**What is expected:** Copy the listing verbatim, excluding any images found in it.

-- -- --

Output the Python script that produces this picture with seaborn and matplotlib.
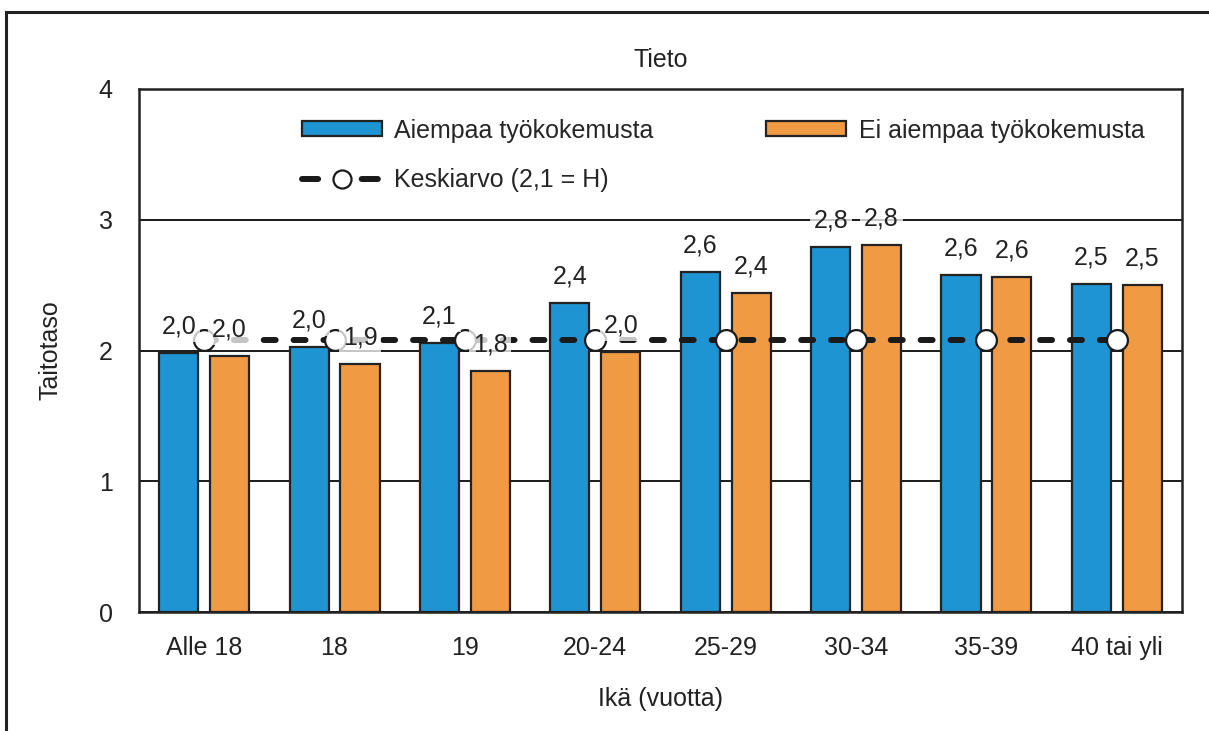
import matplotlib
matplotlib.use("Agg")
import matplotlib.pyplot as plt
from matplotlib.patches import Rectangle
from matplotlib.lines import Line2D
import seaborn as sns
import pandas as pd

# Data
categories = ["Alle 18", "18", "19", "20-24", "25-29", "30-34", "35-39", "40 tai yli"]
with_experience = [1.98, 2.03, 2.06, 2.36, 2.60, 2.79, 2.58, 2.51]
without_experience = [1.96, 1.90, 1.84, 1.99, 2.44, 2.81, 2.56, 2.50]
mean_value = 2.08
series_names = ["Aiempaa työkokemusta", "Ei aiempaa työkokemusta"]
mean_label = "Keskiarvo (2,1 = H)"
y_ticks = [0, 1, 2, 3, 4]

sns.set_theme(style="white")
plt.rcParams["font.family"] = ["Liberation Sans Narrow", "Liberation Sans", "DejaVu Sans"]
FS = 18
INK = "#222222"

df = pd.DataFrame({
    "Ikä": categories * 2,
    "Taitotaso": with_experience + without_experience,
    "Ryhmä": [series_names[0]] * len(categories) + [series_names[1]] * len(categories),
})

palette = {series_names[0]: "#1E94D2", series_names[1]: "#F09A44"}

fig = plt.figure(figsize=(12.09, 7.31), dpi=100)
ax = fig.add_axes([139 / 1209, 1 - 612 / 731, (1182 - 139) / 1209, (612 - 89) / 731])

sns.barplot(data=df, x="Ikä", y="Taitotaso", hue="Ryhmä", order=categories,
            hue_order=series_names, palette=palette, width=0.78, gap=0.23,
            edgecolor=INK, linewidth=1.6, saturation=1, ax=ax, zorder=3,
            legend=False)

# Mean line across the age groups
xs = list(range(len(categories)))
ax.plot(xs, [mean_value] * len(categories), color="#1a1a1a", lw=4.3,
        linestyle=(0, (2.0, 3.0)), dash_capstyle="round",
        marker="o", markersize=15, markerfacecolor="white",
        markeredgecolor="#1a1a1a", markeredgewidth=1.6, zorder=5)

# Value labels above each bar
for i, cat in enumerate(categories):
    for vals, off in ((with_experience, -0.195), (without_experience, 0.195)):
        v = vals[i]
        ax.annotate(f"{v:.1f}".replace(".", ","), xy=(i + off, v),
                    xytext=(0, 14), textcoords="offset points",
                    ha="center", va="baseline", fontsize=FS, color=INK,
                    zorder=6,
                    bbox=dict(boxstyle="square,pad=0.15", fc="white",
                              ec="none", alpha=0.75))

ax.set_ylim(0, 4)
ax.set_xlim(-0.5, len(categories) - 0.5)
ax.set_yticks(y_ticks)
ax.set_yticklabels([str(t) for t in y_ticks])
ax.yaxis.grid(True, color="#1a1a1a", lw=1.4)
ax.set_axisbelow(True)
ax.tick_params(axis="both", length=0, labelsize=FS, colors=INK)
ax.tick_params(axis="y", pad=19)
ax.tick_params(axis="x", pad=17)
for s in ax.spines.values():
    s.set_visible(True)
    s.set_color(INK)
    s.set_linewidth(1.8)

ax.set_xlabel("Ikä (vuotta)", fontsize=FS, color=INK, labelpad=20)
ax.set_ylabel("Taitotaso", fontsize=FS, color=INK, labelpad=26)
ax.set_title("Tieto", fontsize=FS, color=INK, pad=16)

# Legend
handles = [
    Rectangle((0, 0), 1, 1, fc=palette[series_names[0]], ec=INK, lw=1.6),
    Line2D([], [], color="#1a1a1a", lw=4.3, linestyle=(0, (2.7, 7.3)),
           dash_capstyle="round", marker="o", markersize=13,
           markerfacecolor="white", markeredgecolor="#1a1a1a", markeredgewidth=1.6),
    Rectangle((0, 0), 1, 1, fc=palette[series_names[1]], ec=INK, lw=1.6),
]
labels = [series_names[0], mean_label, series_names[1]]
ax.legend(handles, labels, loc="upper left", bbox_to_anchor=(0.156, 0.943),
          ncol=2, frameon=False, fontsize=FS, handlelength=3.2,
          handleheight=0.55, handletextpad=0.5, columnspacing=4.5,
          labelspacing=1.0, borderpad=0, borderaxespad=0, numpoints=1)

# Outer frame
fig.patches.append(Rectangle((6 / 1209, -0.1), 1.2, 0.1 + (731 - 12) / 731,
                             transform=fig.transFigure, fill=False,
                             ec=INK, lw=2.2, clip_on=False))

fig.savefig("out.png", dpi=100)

-- -- --

**Reply:**
Output the Python script that produces this picture with seaborn and matplotlib.
import matplotlib
matplotlib.use("Agg")
import matplotlib.pyplot as plt
from matplotlib.patches import Rectangle
from matplotlib.lines import Line2D
import seaborn as sns
import pandas as pd

# Data
categories = ["Alle 18", "18", "19", "20-24", "25-29", "30-34", "35-39", "40 tai yli"]
with_experience = [1.98, 2.03, 2.06, 2.36, 2.60, 2.79, 2.58, 2.51]
without_experience = [1.96, 1.90, 1.84, 1.99, 2.44, 2.81, 2.56, 2.50]
mean_value = 2.08
series_names = ["Aiempaa työkokemusta", "Ei aiempaa työkokemusta"]
mean_label = "Keskiarvo (2,1 = H)"
y_ticks = [0, 1, 2, 3, 4]

sns.set_theme(style="white")
plt.rcParams["font.family"] = ["Liberation Sans Narrow", "Liberation Sans", "DejaVu Sans"]
FS = 18
INK = "#222222"

df = pd.DataFrame({
    "Ikä": categories * 2,
    "Taitotaso": with_experience + without_experience,
    "Ryhmä": [series_names[0]] * len(categories) + [series_names[1]] * len(categories),
})

palette = {series_names[0]: "#1E94D2", series_names[1]: "#F09A44"}

fig = plt.figure(figsize=(12.09, 7.31), dpi=100)
ax = fig.add_axes([139 / 1209, 1 - 612 / 731, (1182 - 139) / 1209, (612 - 89) / 731])

sns.barplot(data=df, x="Ikä", y="Taitotaso", hue="Ryhmä", order=categories,
            hue_order=series_names, palette=palette, width=0.78, gap=0.23,
            edgecolor=INK, linewidth=1.6, saturation=1, ax=ax, zorder=3,
            legend=False)

# Mean line across the age groups
xs = list(range(len(categories)))
ax.plot(xs, [mean_value] * len(categories), color="#1a1a1a", lw=4.3,
        linestyle=(0, (2.0, 3.0)), dash_capstyle="round",
        marker="o", markersize=15, markerfacecolor="white",
        markeredgecolor="#1a1a1a", markeredgewidth=1.6, zorder=5)

# Value labels above each bar
for i, cat in enumerate(categories):
    for vals, off in ((with_experience, -0.195), (without_experience, 0.195)):
        v = vals[i]
        ax.annotate(f"{v:.1f}".replace(".", ","), xy=(i + off, v),
                    xytext=(0, 14), textcoords="offset points",
                    ha="center", va="baseline", fontsize=FS, color=INK,
                    zorder=6,
                    bbox=dict(boxstyle="square,pad=0.15", fc="white",
                              ec="none", alpha=0.75))

ax.set_ylim(0, 4)
ax.set_xlim(-0.5, len(categories) - 0.5)
ax.set_yticks(y_ticks)
ax.set_yticklabels([str(t) for t in y_ticks])
ax.yaxis.grid(True, color="#1a1a1a", lw=1.4)
ax.set_axisbelow(True)
ax.tick_params(axis="both", length=0, labelsize=FS, colors=INK)
ax.tick_params(axis="y", pad=19)
ax.tick_params(axis="x", pad=17)
for s in ax.spines.values():
    s.set_visible(True)
    s.set_color(INK)
    s.set_linewidth(1.8)

ax.set_xlabel("Ikä (vuotta)", fontsize=FS, color=INK, labelpad=20)
ax.set_ylabel("Taitotaso", fontsize=FS, color=INK, labelpad=26)
ax.set_title("Tieto", fontsize=FS, color=INK, pad=16)

# Legend
handles = [
    Rectangle((0, 0), 1, 1, fc=palette[series_names[0]], ec=INK, lw=1.6),
    Line2D([], [], color="#1a1a1a", lw=4.3, linestyle=(0, (2.7, 7.3)),
           dash_capstyle="round", marker="o", markersize=13,
           markerfacecolor="white", markeredgecolor="#1a1a1a", markeredgewidth=1.6),
    Rectangle((0, 0), 1, 1, fc=palette[series_names[1]], ec=INK, lw=1.6),
]
labels = [series_names[0], mean_label, series_names[1]]
ax.legend(handles, labels, loc="upper left", bbox_to_anchor=(0.156, 0.943),
          ncol=2, frameon=False, fontsize=FS, handlelength=3.2,
          handleheight=0.55, handletextpad=0.5, columnspacing=4.5,
          labelspacing=1.0, borderpad=0, borderaxespad=0, numpoints=1)

# Outer frame
fig.patches.append(Rectangle((6 / 1209, -0.1), 1.2, 0.1 + (731 - 12) / 731,
                             transform=fig.transFigure, fill=False,
                             ec=INK, lw=2.2, clip_on=False))

fig.savefig("out.png", dpi=100)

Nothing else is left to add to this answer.